Besides the marathon-pace long run, a BQ plan runs one more quality session most weeks. These rotate through the training block:

  • Tempo runs. Sustained efforts at roughly your threshold, a shade quicker than goal marathon pace. These lift the pace you can hold before fatigue sets in. See the tempo run workout guide for how to dial the effort.
  • Threshold intervals. Repeats like 4 to 6 x 1 mile at threshold with short jogs. Same physiology as a tempo, easier to hit the paces.
  • VO2 and speed, in small doses. A little faster work early in the block (say 800m to 1000m repeats) raises your ceiling so goal pace feels easier. You don't need much of it for a marathon.
  • Goal-pace work. Steady miles at BQ pace on non-long-run days, building rhythm and confidence in the number.

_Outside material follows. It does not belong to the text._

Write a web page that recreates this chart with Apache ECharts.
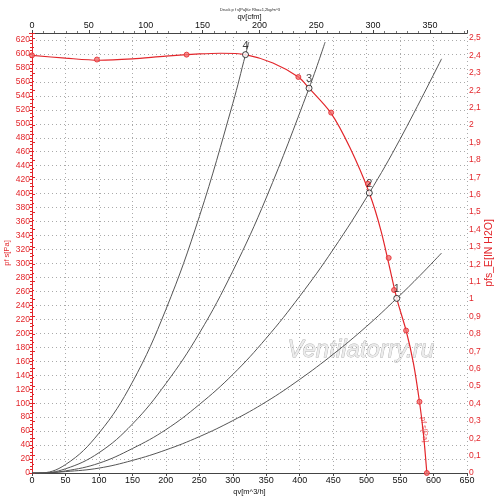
<!DOCTYPE html>
<html lang="de">
<head>
    <meta charset="UTF-8">
    <title>Kennlinie</title>
    <script src="https://cdn.jsdelivr.net/npm/echarts@6/dist/echarts.min.js"></script>
    <style>
        html, body { margin: 0; padding: 0; background: #fff; }
    </style>
</head>
<body>
    <div id="main" style="width: 500px;height:502px;"></div>
    <script type="text/javascript">
        // Lüfterkennlinie (Linie)
        var fanQ = [0, 50, 100, 150, 200, 250, 282, 319, 360, 398, 414, 447, 475, 504, 522, 545, 559, 570, 579, 585, 590];
        var fanP = [598, 594, 591, 593, 597, 600, 601, 599, 587, 567, 551, 515, 466, 401, 345, 250, 204, 157, 102, 55, 0];

        // Messpunkte (rote Kreise)
        var measQ = [0, 97, 231, 398, 447, 502, 533, 541, 559, 579, 590];
        var measP = [598, 592, 599, 567, 516, 414, 308, 262, 204, 102, 0];

        // Betriebspunkte 1..4
        var opNames = ['1', '2', '3', '4'];
        var opQ = [545, 504, 414, 319];
        var opP = [250, 401, 551, 599];

        // Anlagenkennlinien
        var sys1Q = [0, 10, 50, 100, 150, 200, 250, 300, 350, 400, 450, 500, 545, 580, 612];
        var sys1P = [0, 0, 2, 7, 18, 33, 52, 75, 102, 134, 170, 210, 250, 283, 315];
        var sys2Q = [0, 10, 50, 100, 150, 200, 250, 300, 350, 400, 450, 504, 550, 612];
        var sys2P = [0, 0, 3, 14, 35, 62, 98, 141, 193, 253, 320, 401, 478, 593];
        var sys3Q = [0, 10, 50, 100, 150, 200, 250, 300, 350, 414, 438];
        var sys3P = [0, 0, 6, 29, 70, 128, 200, 289, 394, 551, 617];
        var sys4Q = [0, 10, 50, 100, 150, 200, 250, 300, 319, 324];
        var sys4P = [0, 0, 12, 57, 130, 234, 367, 529, 599, 617];

        // Beschriftung der Kennlinie
        var curveLabelQ = 586;
        var curveLabelP = 62;

        var CFM = 1.699;      // m^3/h je cfm
        var INH2O = 249.089;  // Pa je in H2O
        var P_MAX = 630;

        var red = '#e3262b';
        var font = 'Liberation Sans, Arial, sans-serif';
        var gridLine = { show: true, lineStyle: { color: '#aaa', type: [1, 3] } };

        function pairs(xs, ys) {
            return xs.map(function (x, i) { return [x, ys[i]]; });
        }

        function sysSeries(name, xs, ys) {
            return {
                name: name,
                type: 'line',
                data: pairs(xs, ys),
                smooth: 0.4,
                showSymbol: false,
                silent: true,
                lineStyle: { color: '#555', width: 1 },
                z: 2
            };
        }

        var myChart = echarts.init(document.getElementById('main'));

        var option = {
            animation: false,
            backgroundColor: '#fff',
            textStyle: { fontFamily: font },
            title: {
                text: 'Druck p f s[Pa]für Rho=1,2kg/m^3',
                left: 'center',
                top: 3,
                textStyle: { fontSize: 4, fontWeight: 'normal', color: '#222', fontFamily: font }
            },
            grid: { left: 32, right: 33, top: 33, bottom: 29, containLabel: false, outerBoundsMode: 'none' },
            graphic: [{
                type: 'text',
                left: 287,
                top: 338,
                z: -1,
                style: {
                    text: 'Ventilatorry.ru',
                    font: 'italic 24px Liberation Sans, Arial, sans-serif',
                    fill: '#ececec',
                    stroke: '#b0b0b0',
                    lineWidth: 0.8
                }
            }],
            xAxis: [{
                type: 'value',
                position: 'bottom',
                min: 0,
                max: 650,
                interval: 50,
                name: 'qv[m^3/h]',
                nameLocation: 'middle',
                nameGap: 15,
                nameMoveOverlap: false,
                nameTextStyle: { color: '#111', fontSize: 7.5 },
                axisLine: { lineStyle: { color: '#444', width: 1 } },
                axisTick: { length: 3, lineStyle: { color: '#444' } },
                axisLabel: { color: '#111', fontSize: 9, margin: 3 },
                splitLine: gridLine
            }, {
                type: 'value',
                position: 'top',
                min: 0,
                max: 650 / CFM,
                interval: 50,
                name: 'qv[cfm]',
                nameLocation: 'middle',
                nameGap: 12.5,
                nameMoveOverlap: false,
                nameTextStyle: { color: '#111', fontSize: 7.5 },
                axisLine: { onZero: false, lineStyle: { color: '#444', width: 1 } },
                axisTick: { length: 3, lineStyle: { color: '#444' } },
                minorTick: { show: true, splitNumber: 5, length: 2, lineStyle: { color: '#777' } },
                axisLabel: { color: '#111', fontSize: 9, margin: 3, showMaxLabel: false },
                splitLine: { show: false }
            }],
            yAxis: [{
                type: 'value',
                position: 'left',
                min: 0,
                max: P_MAX,
                interval: 20,
                name: 'pf s[Pa]',
                nameLocation: 'middle',
                nameRotate: 90,
                nameGap: 21.5,
                nameMoveOverlap: false,
                nameTextStyle: { color: red, fontSize: 7.5 },
                axisLine: { show: true, lineStyle: { color: red, width: 1 } },
                axisTick: { length: 3, lineStyle: { color: red } },
                minorTick: { show: true, splitNumber: 4, length: 2, lineStyle: { color: red } },
                axisLabel: { color: red, fontSize: 8.5, margin: 2, interval: 0, showMaxLabel: false },
                splitLine: gridLine
            }, {
                type: 'value',
                position: 'right',
                min: 0,
                max: P_MAX / INH2O,
                interval: 0.1,
                name: 'pfs_E[IN H2O]',
                nameLocation: 'middle',
                nameRotate: 90,
                nameGap: 17,
                nameMoveOverlap: false,
                nameTextStyle: { color: red, fontSize: 10.5 },
                axisLine: { show: true, lineStyle: { color: red, width: 1 } },
                axisTick: { length: 3, lineStyle: { color: red } },
                minorTick: { show: true, splitNumber: 2, length: 2, lineStyle: { color: red } },
                axisLabel: {
                    color: red, fontSize: 8.5, margin: 2, interval: 0, showMaxLabel: false,
                    formatter: function (v) { return String(+v.toFixed(1)).replace('.', ','); }
                },
                splitLine: { show: false }
            }],
            series: [
                sysSeries('A1', sys1Q, sys1P),
                sysSeries('A2', sys2Q, sys2P),
                sysSeries('A3', sys3Q, sys3P),
                sysSeries('A4', sys4Q, sys4P),
                {
                    name: 'pf s[Pa]',
                    type: 'line',
                    data: pairs(fanQ, fanP),
                    smooth: 0.3,
                    showSymbol: false,
                    silent: true,
                    lineStyle: { color: red, width: 1.2 },
                    z: 3
                },
                {
                    name: 'Messpunkte',
                    type: 'scatter',
                    data: pairs(measQ, measP),
                    symbol: 'circle',
                    symbolSize: 5,
                    itemStyle: { color: '#f07070', borderColor: red, borderWidth: 1 },
                    z: 4
                },
                {
                    name: 'Betriebspunkte',
                    type: 'scatter',
                    data: pairs(opQ, opP).map(function (d, i) { return { value: d, name: opNames[i] }; }),
                    symbol: 'circle',
                    symbolSize: 6,
                    itemStyle: { color: '#fff', borderColor: '#111', borderWidth: 1 },
                    label: {
                        show: true,
                        position: 'top',
                        distance: 0,
                        formatter: '{b}',
                        color: '#111',
                        fontSize: 11,
                        fontFamily: font
                    },
                    z: 5
                },
                {
                    name: 'Beschriftung',
                    type: 'scatter',
                    data: [[curveLabelQ, curveLabelP]],
                    symbolSize: 1,
                    silent: true,
                    itemStyle: { color: 'transparent' },
                    label: {
                        show: true,
                        position: 'inside',
                        rotate: -84,
                        formatter: 'pf s[Pa]',
                        color: red,
                        fontSize: 7.5,
                        fontFamily: font
                    },
                    z: 5
                }
            ]
        };

        myChart.setOption(option);
    </script>
</body>
</html>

Two hard sessions a week is the ceiling for almost everyone. The long run counts as one of them. Everything else is easy running and rest. This is where runners chasing a BQ most often go wrong, turning easy days gray and stacking a third hard session in. More intensity isn't more fitness. It's more injury.

An 18-Week BQ Structure

Eighteen weeks is the sweet spot for most already-fit runners. It follows the same base, build, peak, taper shape as any solid running training plan, tuned for a goal time:

PhaseWeeksFocus
Base1 to 5Build easy volume toward your peak. Strides and one light tempo. Long runs grow steadily.
Build6 to 11Two quality sessions a week. Marathon-pace segments enter the long run. Volume nears peak.
Peak12 to 15Highest mileage, longest marathon-pace long runs, sharpest threshold work. The hardest three to four weeks.
Taper16 to 18Cut volume, keep a little intensity, arrive fresh. This is where the fitness shows up.

Don't skip the taper. The Bosquet 2007 meta-analysis found a well-run taper, cutting volume by roughly 40 to 60% over two to three weeks while holding some intensity, improves race performance by a few percent. On a BQ goal, a few percent is the whole cushion. Runners who keep grinding through the last two weeks show up tired and miss by a minute they left on the training runs.

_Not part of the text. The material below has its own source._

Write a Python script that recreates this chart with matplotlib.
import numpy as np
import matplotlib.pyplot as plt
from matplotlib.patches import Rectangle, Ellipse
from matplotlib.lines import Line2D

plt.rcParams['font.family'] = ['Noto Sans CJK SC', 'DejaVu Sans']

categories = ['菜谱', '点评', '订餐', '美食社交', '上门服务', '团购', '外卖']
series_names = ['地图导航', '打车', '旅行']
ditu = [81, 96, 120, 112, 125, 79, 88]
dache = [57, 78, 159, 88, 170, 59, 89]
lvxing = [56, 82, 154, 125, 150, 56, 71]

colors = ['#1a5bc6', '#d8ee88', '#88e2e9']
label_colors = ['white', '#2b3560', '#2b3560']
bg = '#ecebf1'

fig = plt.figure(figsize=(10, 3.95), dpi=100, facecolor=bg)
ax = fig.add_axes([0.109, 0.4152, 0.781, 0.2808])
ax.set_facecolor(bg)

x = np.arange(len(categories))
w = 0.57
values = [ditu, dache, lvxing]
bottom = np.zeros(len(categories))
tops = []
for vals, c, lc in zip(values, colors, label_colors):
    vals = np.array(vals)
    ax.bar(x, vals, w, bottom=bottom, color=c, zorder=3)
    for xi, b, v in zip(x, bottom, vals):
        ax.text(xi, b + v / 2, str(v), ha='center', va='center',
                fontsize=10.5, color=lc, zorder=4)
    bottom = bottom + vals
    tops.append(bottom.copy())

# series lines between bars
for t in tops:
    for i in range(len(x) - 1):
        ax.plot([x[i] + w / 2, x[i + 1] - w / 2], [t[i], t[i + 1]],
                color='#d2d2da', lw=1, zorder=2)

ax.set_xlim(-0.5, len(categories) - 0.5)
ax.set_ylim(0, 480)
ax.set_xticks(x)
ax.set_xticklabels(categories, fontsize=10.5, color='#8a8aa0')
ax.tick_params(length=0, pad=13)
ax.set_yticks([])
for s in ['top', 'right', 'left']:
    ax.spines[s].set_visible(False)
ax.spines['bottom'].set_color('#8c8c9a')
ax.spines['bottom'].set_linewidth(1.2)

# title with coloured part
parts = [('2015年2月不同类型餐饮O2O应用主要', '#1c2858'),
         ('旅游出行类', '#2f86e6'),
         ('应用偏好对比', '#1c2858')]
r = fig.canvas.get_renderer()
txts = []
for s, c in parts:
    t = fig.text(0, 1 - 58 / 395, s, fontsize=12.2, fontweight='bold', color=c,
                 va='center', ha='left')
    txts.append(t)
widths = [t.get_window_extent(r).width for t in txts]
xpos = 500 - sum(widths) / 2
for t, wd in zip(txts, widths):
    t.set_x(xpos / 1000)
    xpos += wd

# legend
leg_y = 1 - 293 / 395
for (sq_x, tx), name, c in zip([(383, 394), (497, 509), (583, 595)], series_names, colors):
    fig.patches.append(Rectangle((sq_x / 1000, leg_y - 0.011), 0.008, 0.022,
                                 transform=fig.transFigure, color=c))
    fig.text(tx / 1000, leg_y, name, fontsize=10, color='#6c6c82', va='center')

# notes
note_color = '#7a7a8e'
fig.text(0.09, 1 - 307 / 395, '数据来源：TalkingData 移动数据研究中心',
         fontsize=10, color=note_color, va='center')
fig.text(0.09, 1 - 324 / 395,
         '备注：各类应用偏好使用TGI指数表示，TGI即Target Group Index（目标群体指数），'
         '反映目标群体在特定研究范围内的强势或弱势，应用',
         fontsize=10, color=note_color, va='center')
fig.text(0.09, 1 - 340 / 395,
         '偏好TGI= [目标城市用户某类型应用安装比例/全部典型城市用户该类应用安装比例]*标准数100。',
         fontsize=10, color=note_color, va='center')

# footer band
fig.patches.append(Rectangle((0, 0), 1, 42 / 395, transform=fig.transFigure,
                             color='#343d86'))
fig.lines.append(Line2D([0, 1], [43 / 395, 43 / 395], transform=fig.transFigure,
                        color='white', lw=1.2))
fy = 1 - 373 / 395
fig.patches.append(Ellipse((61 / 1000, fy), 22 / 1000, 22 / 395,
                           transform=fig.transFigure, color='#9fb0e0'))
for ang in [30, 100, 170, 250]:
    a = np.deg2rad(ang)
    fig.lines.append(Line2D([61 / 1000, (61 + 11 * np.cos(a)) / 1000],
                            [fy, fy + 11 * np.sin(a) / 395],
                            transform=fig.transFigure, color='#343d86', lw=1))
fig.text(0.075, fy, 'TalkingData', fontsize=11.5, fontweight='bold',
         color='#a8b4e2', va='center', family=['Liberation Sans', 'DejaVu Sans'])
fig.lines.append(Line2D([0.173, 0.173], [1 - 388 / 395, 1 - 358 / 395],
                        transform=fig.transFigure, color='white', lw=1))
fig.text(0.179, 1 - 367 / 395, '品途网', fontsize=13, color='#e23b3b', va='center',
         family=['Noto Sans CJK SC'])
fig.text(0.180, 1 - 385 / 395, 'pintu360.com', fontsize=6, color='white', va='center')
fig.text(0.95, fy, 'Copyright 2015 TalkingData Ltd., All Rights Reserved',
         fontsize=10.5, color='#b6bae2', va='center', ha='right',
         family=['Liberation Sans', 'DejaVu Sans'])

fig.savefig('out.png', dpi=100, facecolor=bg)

Build recovery weeks in too, roughly every third or fourth week, where volume drops and your body absorbs the work. Adaptation happens during recovery, not during the hard weeks.

Pick a Fast, BQ-Friendly Course

The course you choose can hand you three to five minutes or cost you the same. For a qualifying attempt, you want:

  • Flat to gently rolling. Fast net-flat road marathons and legal downhill courses are where most BQs happen. Avoid hilly, technical, or scenic-but-slow routes for your qualifier.
  • Good weather odds. Cool and dry beats warm every time. Late-fall and early-spring marathons in temperate climates give you the best shot.
  • A course that won't get adjusted. This is new and important. The B.A.A. now adds time to submissions from steep net-downhill courses: plus five minutes for 1,500 to 2,999 feet of net descent, plus ten for 3,000 to 5,999 feet, and 6,000-plus feet of descent is ineligible entirely. A gentle net-downhill race like CIM stays well inside the safe zone. A plunging mountain descent could erase your cushion after the fact.

The takeaway: chase a flat, fast, cool course, not the steepest downhill you can find. The rules changed specifically to close that loophole.

Key Takeaways

  • The BQ standard makes you eligible. The rolling cutoff decides who gets in. Train for your standard minus about five minutes.
  • Standards tightened by five minutes for runners under 60 starting with the 2026 race. Check the current year's number.
  • Come in with a base: recent marathon within 10 to 15 minutes of goal, 30-plus easy miles a week, injury-free.
  • Most qualifiers peak at 45 to 70 miles per week, run 80% easy so they can run 20% hard.
  • Marathon-pace long runs are the key session. Build to 12 to 14 miles at goal pace inside a 20-miler.
  • Two quality sessions a week, an 18-week base-build-peak-taper structure, and a real taper.
  • Pick a flat, fast, cool course. Steep downhills now get a time penalty that can erase your cushion.